◆ **WHAT IS ASKED**
Without the pictures, repeat the listing character for character.
** Begin INFORMATION PROVIDED **
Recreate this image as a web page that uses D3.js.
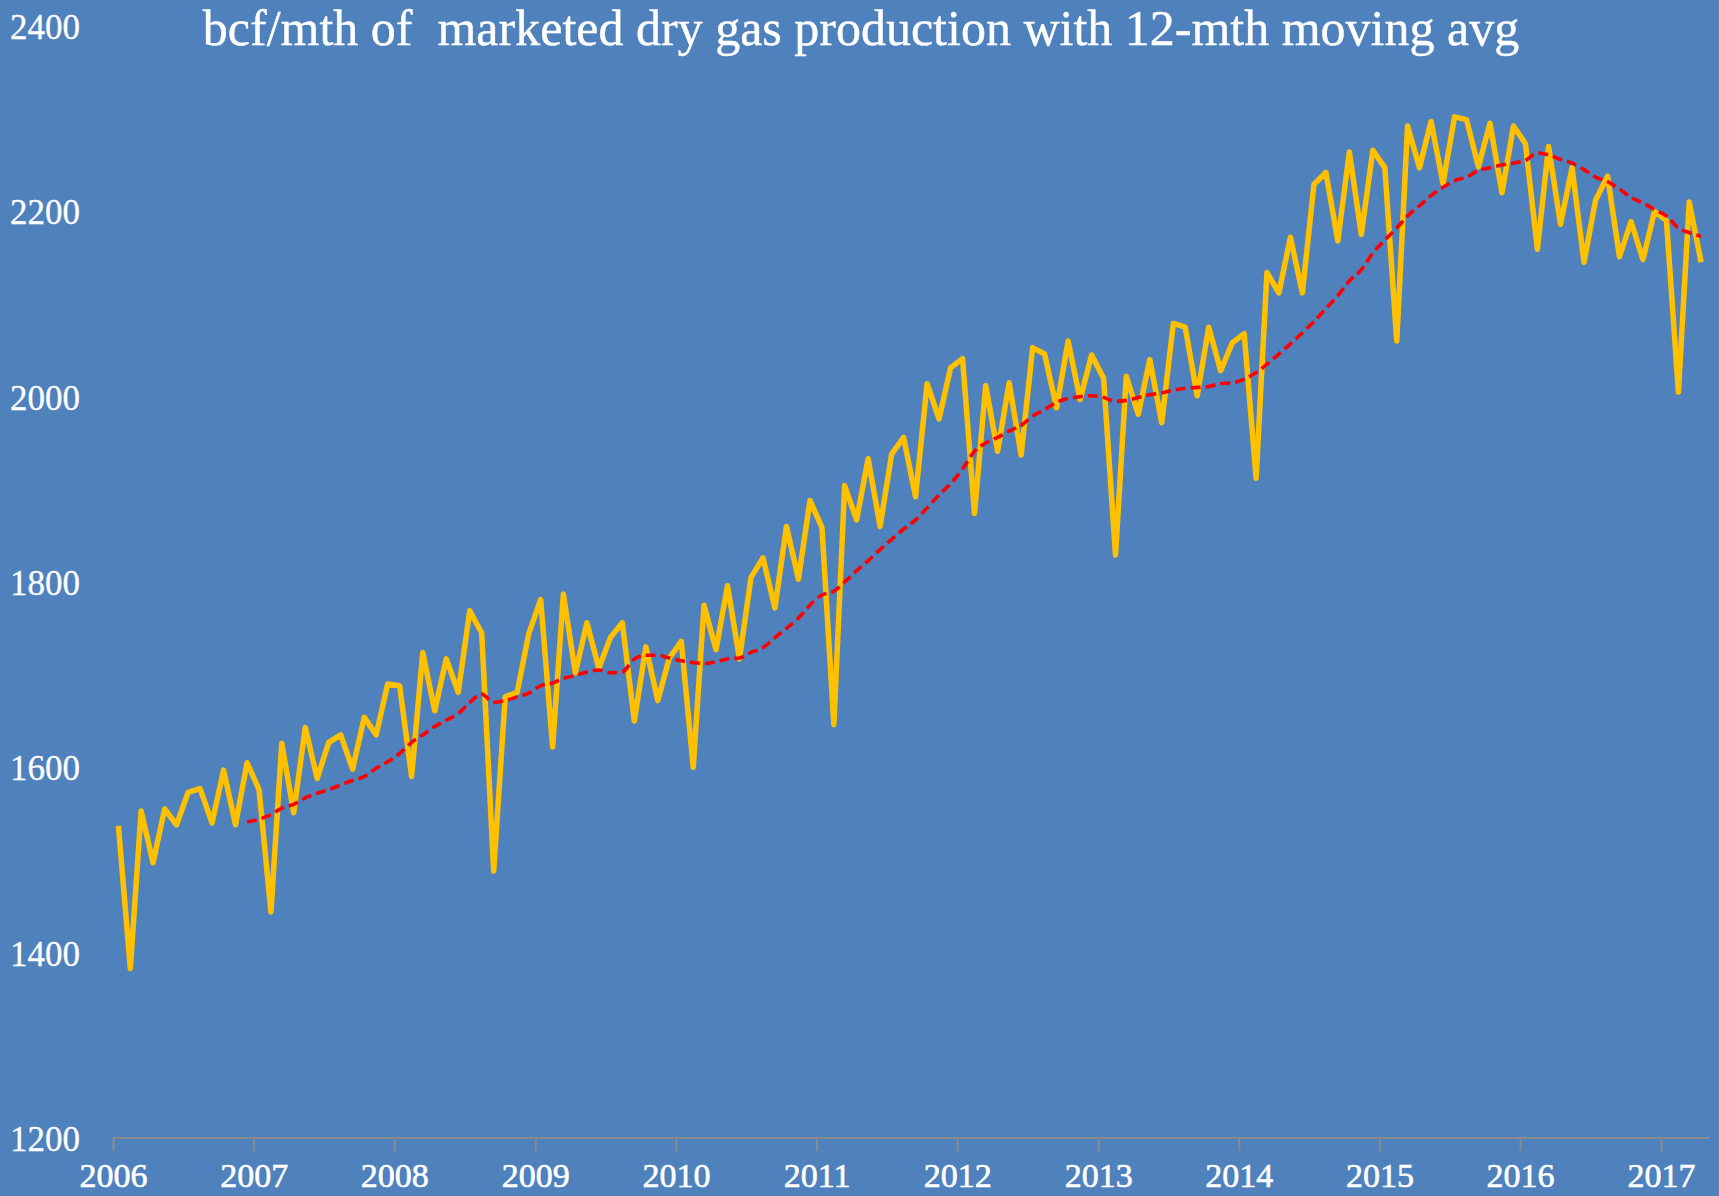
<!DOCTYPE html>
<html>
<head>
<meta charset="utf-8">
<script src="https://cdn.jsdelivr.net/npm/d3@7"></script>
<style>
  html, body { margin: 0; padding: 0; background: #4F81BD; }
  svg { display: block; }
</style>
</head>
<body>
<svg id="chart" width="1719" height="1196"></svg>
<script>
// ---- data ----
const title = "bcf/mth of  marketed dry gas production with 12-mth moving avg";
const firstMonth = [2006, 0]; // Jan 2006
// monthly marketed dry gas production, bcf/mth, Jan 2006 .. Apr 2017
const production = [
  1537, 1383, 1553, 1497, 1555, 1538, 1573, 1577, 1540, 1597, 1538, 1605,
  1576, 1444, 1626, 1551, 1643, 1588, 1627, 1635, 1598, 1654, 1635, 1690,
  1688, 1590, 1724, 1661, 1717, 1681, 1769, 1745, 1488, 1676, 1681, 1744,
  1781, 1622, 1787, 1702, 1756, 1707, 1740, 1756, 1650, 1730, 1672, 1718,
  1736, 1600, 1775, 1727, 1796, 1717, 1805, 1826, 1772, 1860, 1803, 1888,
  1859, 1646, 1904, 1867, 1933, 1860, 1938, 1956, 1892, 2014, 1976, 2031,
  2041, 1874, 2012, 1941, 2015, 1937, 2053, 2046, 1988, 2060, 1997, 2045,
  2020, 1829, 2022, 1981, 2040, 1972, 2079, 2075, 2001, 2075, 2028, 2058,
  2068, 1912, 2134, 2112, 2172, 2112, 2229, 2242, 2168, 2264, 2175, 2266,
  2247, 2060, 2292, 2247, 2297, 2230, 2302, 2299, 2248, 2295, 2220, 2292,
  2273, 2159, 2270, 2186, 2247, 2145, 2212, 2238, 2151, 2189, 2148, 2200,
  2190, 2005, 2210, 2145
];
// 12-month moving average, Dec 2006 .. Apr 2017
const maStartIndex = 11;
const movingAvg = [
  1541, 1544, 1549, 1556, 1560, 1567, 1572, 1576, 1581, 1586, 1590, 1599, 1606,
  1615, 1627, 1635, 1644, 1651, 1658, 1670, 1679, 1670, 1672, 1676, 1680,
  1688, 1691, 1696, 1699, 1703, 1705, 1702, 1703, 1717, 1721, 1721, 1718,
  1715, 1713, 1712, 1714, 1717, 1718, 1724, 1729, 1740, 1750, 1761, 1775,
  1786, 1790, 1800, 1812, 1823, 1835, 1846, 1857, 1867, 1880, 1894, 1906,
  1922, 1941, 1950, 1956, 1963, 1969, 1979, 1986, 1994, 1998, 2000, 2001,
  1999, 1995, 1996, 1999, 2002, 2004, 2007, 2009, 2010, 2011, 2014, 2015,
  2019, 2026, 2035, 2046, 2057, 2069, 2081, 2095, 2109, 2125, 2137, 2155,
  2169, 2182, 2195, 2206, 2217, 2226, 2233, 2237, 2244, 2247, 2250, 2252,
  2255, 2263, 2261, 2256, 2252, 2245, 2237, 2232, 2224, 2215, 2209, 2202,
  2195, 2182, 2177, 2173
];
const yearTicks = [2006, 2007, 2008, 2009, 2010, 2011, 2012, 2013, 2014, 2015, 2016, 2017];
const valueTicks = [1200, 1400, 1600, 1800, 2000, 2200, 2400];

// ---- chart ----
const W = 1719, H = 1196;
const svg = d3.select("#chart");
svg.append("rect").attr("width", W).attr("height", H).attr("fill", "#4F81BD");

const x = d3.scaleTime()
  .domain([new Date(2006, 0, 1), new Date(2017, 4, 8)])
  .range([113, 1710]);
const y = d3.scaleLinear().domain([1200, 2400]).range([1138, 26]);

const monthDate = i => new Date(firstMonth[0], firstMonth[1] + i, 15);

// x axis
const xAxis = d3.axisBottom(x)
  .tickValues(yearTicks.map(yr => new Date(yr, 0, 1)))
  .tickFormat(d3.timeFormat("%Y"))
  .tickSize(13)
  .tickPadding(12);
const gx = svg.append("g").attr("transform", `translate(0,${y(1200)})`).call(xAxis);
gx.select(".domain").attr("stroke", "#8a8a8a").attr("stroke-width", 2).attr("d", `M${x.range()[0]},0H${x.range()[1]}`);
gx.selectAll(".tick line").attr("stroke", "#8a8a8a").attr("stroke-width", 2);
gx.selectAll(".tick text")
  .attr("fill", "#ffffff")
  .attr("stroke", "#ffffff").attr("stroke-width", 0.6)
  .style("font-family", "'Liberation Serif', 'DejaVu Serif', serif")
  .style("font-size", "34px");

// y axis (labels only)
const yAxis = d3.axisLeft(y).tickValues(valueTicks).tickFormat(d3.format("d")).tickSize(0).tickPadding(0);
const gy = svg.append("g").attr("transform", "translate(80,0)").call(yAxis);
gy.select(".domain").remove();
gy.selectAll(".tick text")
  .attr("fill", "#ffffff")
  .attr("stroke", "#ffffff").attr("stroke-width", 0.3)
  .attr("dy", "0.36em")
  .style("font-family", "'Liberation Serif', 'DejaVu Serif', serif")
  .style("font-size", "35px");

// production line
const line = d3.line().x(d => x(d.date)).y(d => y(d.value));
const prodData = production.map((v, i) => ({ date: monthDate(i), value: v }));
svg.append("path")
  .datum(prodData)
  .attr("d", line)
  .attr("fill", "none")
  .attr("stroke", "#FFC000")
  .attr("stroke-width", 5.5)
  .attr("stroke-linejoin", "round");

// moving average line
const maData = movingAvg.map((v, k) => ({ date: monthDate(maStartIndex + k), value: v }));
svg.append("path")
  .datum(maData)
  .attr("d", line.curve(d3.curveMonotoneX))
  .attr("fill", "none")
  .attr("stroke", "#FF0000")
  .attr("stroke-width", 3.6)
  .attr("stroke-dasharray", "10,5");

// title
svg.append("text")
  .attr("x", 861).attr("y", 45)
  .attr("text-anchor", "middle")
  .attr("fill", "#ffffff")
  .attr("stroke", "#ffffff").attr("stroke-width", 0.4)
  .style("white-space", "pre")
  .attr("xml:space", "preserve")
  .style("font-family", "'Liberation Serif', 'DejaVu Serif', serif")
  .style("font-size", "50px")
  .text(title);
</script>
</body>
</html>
** End INFORMATION PROVIDED **
◆ **SOLVED EXERCISE**
Recreate this image as a web page that uses D3.js.
<!DOCTYPE html>
<html>
<head>
<meta charset="utf-8">
<script src="https://cdn.jsdelivr.net/npm/d3@7"></script>
<style>
  html, body { margin: 0; padding: 0; background: #4F81BD; }
  svg { display: block; }
</style>
</head>
<body>
<svg id="chart" width="1719" height="1196"></svg>
<script>
// ---- data ----
const title = "bcf/mth of  marketed dry gas production with 12-mth moving avg";
const firstMonth = [2006, 0]; // Jan 2006
// monthly marketed dry gas production, bcf/mth, Jan 2006 .. Apr 2017
const production = [
  1537, 1383, 1553, 1497, 1555, 1538, 1573, 1577, 1540, 1597, 1538, 1605,
  1576, 1444, 1626, 1551, 1643, 1588, 1627, 1635, 1598, 1654, 1635, 1690,
  1688, 1590, 1724, 1661, 1717, 1681, 1769, 1745, 1488, 1676, 1681, 1744,
  1781, 1622, 1787, 1702, 1756, 1707, 1740, 1756, 1650, 1730, 1672, 1718,
  1736, 1600, 1775, 1727, 1796, 1717, 1805, 1826, 1772, 1860, 1803, 1888,
  1859, 1646, 1904, 1867, 1933, 1860, 1938, 1956, 1892, 2014, 1976, 2031,
  2041, 1874, 2012, 1941, 2015, 1937, 2053, 2046, 1988, 2060, 1997, 2045,
  2020, 1829, 2022, 1981, 2040, 1972, 2079, 2075, 2001, 2075, 2028, 2058,
  2068, 1912, 2134, 2112, 2172, 2112, 2229, 2242, 2168, 2264, 2175, 2266,
  2247, 2060, 2292, 2247, 2297, 2230, 2302, 2299, 2248, 2295, 2220, 2292,
  2273, 2159, 2270, 2186, 2247, 2145, 2212, 2238, 2151, 2189, 2148, 2200,
  2190, 2005, 2210, 2145
];
// 12-month moving average, Dec 2006 .. Apr 2017
const maStartIndex = 11;
const movingAvg = [
  1541, 1544, 1549, 1556, 1560, 1567, 1572, 1576, 1581, 1586, 1590, 1599, 1606,
  1615, 1627, 1635, 1644, 1651, 1658, 1670, 1679, 1670, 1672, 1676, 1680,
  1688, 1691, 1696, 1699, 1703, 1705, 1702, 1703, 1717, 1721, 1721, 1718,
  1715, 1713, 1712, 1714, 1717, 1718, 1724, 1729, 1740, 1750, 1761, 1775,
  1786, 1790, 1800, 1812, 1823, 1835, 1846, 1857, 1867, 1880, 1894, 1906,
  1922, 1941, 1950, 1956, 1963, 1969, 1979, 1986, 1994, 1998, 2000, 2001,
  1999, 1995, 1996, 1999, 2002, 2004, 2007, 2009, 2010, 2011, 2014, 2015,
  2019, 2026, 2035, 2046, 2057, 2069, 2081, 2095, 2109, 2125, 2137, 2155,
  2169, 2182, 2195, 2206, 2217, 2226, 2233, 2237, 2244, 2247, 2250, 2252,
  2255, 2263, 2261, 2256, 2252, 2245, 2237, 2232, 2224, 2215, 2209, 2202,
  2195, 2182, 2177, 2173
];
const yearTicks = [2006, 2007, 2008, 2009, 2010, 2011, 2012, 2013, 2014, 2015, 2016, 2017];
const valueTicks = [1200, 1400, 1600, 1800, 2000, 2200, 2400];

// ---- chart ----
const W = 1719, H = 1196;
const svg = d3.select("#chart");
svg.append("rect").attr("width", W).attr("height", H).attr("fill", "#4F81BD");

const x = d3.scaleTime()
  .domain([new Date(2006, 0, 1), new Date(2017, 4, 8)])
  .range([113, 1710]);
const y = d3.scaleLinear().domain([1200, 2400]).range([1138, 26]);

const monthDate = i => new Date(firstMonth[0], firstMonth[1] + i, 15);

// x axis
const xAxis = d3.axisBottom(x)
  .tickValues(yearTicks.map(yr => new Date(yr, 0, 1)))
  .tickFormat(d3.timeFormat("%Y"))
  .tickSize(13)
  .tickPadding(12);
const gx = svg.append("g").attr("transform", `translate(0,${y(1200)})`).call(xAxis);
gx.select(".domain").attr("stroke", "#8a8a8a").attr("stroke-width", 2).attr("d", `M${x.range()[0]},0H${x.range()[1]}`);
gx.selectAll(".tick line").attr("stroke", "#8a8a8a").attr("stroke-width", 2);
gx.selectAll(".tick text")
  .attr("fill", "#ffffff")
  .attr("stroke", "#ffffff").attr("stroke-width", 0.6)
  .style("font-family", "'Liberation Serif', 'DejaVu Serif', serif")
  .style("font-size", "34px");

// y axis (labels only)
const yAxis = d3.axisLeft(y).tickValues(valueTicks).tickFormat(d3.format("d")).tickSize(0).tickPadding(0);
const gy = svg.append("g").attr("transform", "translate(80,0)").call(yAxis);
gy.select(".domain").remove();
gy.selectAll(".tick text")
  .attr("fill", "#ffffff")
  .attr("stroke", "#ffffff").attr("stroke-width", 0.3)
  .attr("dy", "0.36em")
  .style("font-family", "'Liberation Serif', 'DejaVu Serif', serif")
  .style("font-size", "35px");

// production line
const line = d3.line().x(d => x(d.date)).y(d => y(d.value));
const prodData = production.map((v, i) => ({ date: monthDate(i), value: v }));
svg.append("path")
  .datum(prodData)
  .attr("d", line)
  .attr("fill", "none")
  .attr("stroke", "#FFC000")
  .attr("stroke-width", 5.5)
  .attr("stroke-linejoin", "round");

// moving average line
const maData = movingAvg.map((v, k) => ({ date: monthDate(maStartIndex + k), value: v }));
svg.append("path")
  .datum(maData)
  .attr("d", line.curve(d3.curveMonotoneX))
  .attr("fill", "none")
  .attr("stroke", "#FF0000")
  .attr("stroke-width", 3.6)
  .attr("stroke-dasharray", "10,5");

// title
svg.append("text")
  .attr("x", 861).attr("y", 45)
  .attr("text-anchor", "middle")
  .attr("fill", "#ffffff")
  .attr("stroke", "#ffffff").attr("stroke-width", 0.4)
  .style("white-space", "pre")
  .attr("xml:space", "preserve")
  .style("font-family", "'Liberation Serif', 'DejaVu Serif', serif")
  .style("font-size", "50px")
  .text(title);
</script>
</body>
</html>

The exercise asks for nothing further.